By the end of this notebook, you will have completed the listed steps and produced the outputs described in the success criteria.

### Success criteria
- You computed normalized metrics.
- You derived categorical/time features.
- You prepared a feature-rich table for downstream use.

In [None]:
from pathlib import Path


def find_data_dir() -> Path:
    candidates = [Path.cwd() / "data", Path.cwd().parent / "data", Path.cwd().parent.parent / "data"]
    for candidate in candidates:
        if (candidate / "sample_texts" / "articles_sample.csv").exists():
            return candidate
    raise FileNotFoundError("data directory not found. Run scripts/generate_synthetic_data.py.")

DATA_DIR = find_data_dir()


In [None]:
import pandas as pd

experiments = pd.read_csv(DATA_DIR / "sample_tabular" / "experiments_sample.csv")
experiments["timestamp"] = pd.to_datetime(experiments["timestamp"])

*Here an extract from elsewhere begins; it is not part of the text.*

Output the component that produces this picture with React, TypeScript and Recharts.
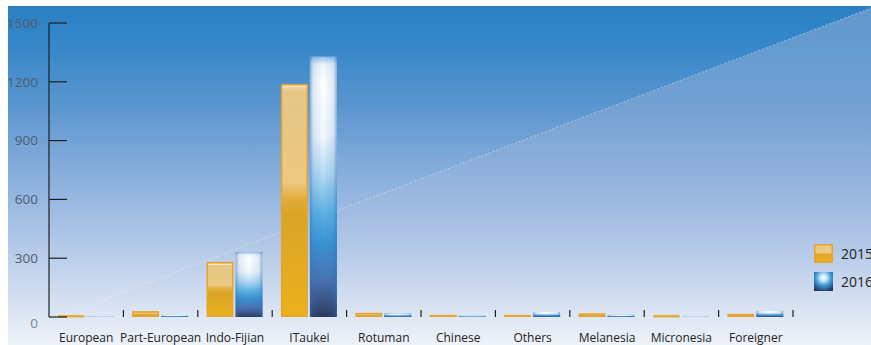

experiments["metric_normalized"] = (experiments["metric_value"] - experiments["metric_value"].mean()) / experiments["metric_value"].std()
experiments["day_of_week"] = experiments["timestamp"].dt.day_name()
experiments["is_treatment"] = experiments["condition"].str.contains("treatment")
experiments[["experiment_id", "condition", "metric_value", "metric_normalized", "day_of_week", "is_treatment"]].head()


### If you get stuck / What to try next

If you get stuck: verify the cleaning notebook ran and that dependencies installed. What to try next: prototype simple models or export features to the Streamlit app for quick views.